### DIRECTIVE
Reproduce only the lines from the one containing "Reproduce this chart with matplotlib." through the one containing "angle = np.round(np.arange(0.50, 2.081, 0.02), 2)", exactly as written and with both ends included.

+++ MATERIAL SHOWN +++

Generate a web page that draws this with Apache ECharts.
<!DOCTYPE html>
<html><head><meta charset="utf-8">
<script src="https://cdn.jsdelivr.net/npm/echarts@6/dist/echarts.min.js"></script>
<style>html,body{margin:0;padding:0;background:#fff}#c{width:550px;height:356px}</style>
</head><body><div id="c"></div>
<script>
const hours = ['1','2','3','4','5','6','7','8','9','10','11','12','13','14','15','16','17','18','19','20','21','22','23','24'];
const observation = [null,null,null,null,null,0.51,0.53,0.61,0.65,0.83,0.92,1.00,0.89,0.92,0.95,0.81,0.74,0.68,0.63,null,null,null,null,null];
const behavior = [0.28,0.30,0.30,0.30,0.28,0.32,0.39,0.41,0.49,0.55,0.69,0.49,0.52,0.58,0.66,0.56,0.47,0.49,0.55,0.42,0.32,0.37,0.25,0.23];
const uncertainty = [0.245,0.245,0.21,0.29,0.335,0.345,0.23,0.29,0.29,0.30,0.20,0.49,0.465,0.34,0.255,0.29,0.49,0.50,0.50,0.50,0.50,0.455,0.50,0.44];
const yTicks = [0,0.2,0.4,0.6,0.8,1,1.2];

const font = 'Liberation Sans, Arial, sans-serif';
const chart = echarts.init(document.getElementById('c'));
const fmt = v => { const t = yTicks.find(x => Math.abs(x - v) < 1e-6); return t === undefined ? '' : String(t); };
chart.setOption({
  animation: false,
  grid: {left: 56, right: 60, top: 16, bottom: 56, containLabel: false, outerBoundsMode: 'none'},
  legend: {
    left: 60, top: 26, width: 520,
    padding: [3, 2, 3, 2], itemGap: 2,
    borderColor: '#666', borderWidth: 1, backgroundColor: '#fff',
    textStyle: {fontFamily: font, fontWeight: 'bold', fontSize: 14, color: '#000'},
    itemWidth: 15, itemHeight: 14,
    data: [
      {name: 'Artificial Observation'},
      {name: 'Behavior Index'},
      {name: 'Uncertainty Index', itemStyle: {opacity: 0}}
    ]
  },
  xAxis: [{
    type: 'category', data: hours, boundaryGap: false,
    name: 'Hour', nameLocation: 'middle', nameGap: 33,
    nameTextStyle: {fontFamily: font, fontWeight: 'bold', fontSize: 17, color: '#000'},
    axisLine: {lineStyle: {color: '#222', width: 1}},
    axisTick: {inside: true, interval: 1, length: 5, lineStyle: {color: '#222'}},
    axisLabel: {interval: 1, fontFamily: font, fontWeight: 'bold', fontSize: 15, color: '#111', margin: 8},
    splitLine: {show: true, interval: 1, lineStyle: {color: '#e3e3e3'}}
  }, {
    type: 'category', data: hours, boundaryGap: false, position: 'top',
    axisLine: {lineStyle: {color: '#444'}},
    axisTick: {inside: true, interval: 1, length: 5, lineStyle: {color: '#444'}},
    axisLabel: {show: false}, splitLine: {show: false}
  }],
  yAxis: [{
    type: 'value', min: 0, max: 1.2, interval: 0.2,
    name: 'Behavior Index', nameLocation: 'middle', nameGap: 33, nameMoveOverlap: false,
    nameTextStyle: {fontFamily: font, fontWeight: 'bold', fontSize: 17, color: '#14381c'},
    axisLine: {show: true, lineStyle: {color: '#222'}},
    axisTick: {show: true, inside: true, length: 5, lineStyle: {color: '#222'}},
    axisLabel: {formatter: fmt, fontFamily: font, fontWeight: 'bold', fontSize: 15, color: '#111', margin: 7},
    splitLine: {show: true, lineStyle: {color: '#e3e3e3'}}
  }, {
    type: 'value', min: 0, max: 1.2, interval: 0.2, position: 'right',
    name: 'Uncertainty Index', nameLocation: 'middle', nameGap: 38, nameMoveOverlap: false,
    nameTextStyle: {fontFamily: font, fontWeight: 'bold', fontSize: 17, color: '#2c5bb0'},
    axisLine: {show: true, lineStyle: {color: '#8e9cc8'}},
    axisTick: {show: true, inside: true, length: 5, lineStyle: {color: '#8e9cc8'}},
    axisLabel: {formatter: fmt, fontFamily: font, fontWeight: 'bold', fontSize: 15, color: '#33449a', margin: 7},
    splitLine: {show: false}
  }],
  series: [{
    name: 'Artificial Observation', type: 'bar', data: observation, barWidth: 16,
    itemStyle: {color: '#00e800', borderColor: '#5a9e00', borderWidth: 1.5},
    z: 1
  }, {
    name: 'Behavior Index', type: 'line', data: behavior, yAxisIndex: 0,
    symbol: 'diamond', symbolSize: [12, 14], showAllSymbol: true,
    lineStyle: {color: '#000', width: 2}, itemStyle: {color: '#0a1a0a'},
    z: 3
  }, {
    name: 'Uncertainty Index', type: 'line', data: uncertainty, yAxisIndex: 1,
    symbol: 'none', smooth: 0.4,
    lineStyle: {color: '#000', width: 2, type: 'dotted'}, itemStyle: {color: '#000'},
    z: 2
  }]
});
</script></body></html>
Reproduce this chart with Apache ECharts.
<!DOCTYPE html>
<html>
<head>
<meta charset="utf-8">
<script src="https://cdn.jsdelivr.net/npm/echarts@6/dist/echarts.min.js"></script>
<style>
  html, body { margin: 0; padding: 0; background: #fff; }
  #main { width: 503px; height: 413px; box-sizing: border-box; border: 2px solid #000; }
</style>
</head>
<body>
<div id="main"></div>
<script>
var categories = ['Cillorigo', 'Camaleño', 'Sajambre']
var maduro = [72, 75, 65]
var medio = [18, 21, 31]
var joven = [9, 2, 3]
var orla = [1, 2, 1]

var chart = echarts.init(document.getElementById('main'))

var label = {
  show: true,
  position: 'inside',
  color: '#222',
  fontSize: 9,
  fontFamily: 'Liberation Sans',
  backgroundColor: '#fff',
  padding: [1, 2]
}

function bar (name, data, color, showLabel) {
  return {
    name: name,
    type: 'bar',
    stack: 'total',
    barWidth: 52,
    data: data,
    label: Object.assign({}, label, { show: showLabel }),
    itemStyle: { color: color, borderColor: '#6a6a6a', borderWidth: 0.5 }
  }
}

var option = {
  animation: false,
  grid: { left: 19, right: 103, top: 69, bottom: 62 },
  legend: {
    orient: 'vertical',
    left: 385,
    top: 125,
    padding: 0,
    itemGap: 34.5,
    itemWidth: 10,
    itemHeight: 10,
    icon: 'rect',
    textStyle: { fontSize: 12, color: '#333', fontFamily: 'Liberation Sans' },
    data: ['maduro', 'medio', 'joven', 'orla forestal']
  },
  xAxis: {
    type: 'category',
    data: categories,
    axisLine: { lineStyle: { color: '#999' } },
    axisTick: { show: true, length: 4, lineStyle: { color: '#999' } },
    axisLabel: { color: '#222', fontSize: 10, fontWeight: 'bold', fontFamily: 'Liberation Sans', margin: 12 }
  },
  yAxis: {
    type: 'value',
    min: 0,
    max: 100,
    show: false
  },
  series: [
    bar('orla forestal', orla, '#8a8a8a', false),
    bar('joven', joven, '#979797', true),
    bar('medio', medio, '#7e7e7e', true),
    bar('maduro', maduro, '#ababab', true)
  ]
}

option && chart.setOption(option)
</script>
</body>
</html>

+++
+++ MATERIAL SHOWN +++

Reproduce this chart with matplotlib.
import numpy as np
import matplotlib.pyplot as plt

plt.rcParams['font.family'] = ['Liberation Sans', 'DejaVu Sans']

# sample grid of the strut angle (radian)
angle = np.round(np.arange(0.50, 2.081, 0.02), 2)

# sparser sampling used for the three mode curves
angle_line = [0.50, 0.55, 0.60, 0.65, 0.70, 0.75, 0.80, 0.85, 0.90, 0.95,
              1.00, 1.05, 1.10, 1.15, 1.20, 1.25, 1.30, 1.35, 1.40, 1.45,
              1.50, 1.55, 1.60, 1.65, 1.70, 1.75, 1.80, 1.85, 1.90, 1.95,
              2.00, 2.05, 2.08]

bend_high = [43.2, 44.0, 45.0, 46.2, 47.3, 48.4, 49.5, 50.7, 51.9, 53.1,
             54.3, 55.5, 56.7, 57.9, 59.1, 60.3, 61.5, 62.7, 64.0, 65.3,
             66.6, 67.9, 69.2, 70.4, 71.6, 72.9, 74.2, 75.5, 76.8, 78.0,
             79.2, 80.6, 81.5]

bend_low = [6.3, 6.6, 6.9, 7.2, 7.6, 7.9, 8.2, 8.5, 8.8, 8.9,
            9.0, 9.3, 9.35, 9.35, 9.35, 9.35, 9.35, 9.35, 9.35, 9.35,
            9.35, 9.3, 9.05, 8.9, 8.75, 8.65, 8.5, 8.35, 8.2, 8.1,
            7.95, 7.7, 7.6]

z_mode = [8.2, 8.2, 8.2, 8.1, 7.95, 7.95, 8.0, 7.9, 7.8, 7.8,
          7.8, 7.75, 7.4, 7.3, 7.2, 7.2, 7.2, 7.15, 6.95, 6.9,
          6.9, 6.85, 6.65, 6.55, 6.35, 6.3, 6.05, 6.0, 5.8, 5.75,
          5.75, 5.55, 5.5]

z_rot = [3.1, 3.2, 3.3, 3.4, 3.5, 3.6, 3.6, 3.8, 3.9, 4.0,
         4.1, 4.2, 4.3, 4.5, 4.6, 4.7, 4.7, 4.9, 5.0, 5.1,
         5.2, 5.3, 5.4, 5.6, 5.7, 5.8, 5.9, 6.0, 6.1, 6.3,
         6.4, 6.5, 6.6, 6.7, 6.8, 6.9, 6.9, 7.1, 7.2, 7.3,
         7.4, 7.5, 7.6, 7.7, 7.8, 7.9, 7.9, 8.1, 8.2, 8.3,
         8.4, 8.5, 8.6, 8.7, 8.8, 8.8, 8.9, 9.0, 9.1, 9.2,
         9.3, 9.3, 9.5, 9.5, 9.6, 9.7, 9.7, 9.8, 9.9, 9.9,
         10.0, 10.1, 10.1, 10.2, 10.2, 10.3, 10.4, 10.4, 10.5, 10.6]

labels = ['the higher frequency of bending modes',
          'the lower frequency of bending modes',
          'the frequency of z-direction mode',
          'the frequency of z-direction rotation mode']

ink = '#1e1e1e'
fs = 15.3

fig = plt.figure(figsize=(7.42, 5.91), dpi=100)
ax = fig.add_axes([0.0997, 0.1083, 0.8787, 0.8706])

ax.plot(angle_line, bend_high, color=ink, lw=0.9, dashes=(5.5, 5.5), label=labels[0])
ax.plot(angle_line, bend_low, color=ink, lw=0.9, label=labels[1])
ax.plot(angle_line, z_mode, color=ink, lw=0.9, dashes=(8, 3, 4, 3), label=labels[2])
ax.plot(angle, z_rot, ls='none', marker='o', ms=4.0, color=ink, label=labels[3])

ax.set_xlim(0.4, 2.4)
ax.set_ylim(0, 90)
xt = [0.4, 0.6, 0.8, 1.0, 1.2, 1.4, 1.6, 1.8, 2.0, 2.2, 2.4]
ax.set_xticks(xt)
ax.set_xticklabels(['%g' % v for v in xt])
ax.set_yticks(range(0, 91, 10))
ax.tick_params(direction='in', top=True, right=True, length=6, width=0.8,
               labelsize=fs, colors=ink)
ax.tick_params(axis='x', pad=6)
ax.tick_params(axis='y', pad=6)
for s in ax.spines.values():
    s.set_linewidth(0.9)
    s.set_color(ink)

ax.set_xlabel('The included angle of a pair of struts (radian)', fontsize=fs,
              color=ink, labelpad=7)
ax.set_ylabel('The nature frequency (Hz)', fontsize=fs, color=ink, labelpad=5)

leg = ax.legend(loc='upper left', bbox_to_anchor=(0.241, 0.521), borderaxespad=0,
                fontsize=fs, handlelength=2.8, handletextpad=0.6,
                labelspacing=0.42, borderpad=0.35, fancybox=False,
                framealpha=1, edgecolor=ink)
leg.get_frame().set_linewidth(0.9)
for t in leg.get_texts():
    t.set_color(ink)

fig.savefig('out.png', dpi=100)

+++

### TASK ANSWER
Reproduce this chart with matplotlib.
import numpy as np
import matplotlib.pyplot as plt

plt.rcParams['font.family'] = ['Liberation Sans', 'DejaVu Sans']

# sample grid of the strut angle (radian)
angle = np.round(np.arange(0.50, 2.081, 0.02), 2)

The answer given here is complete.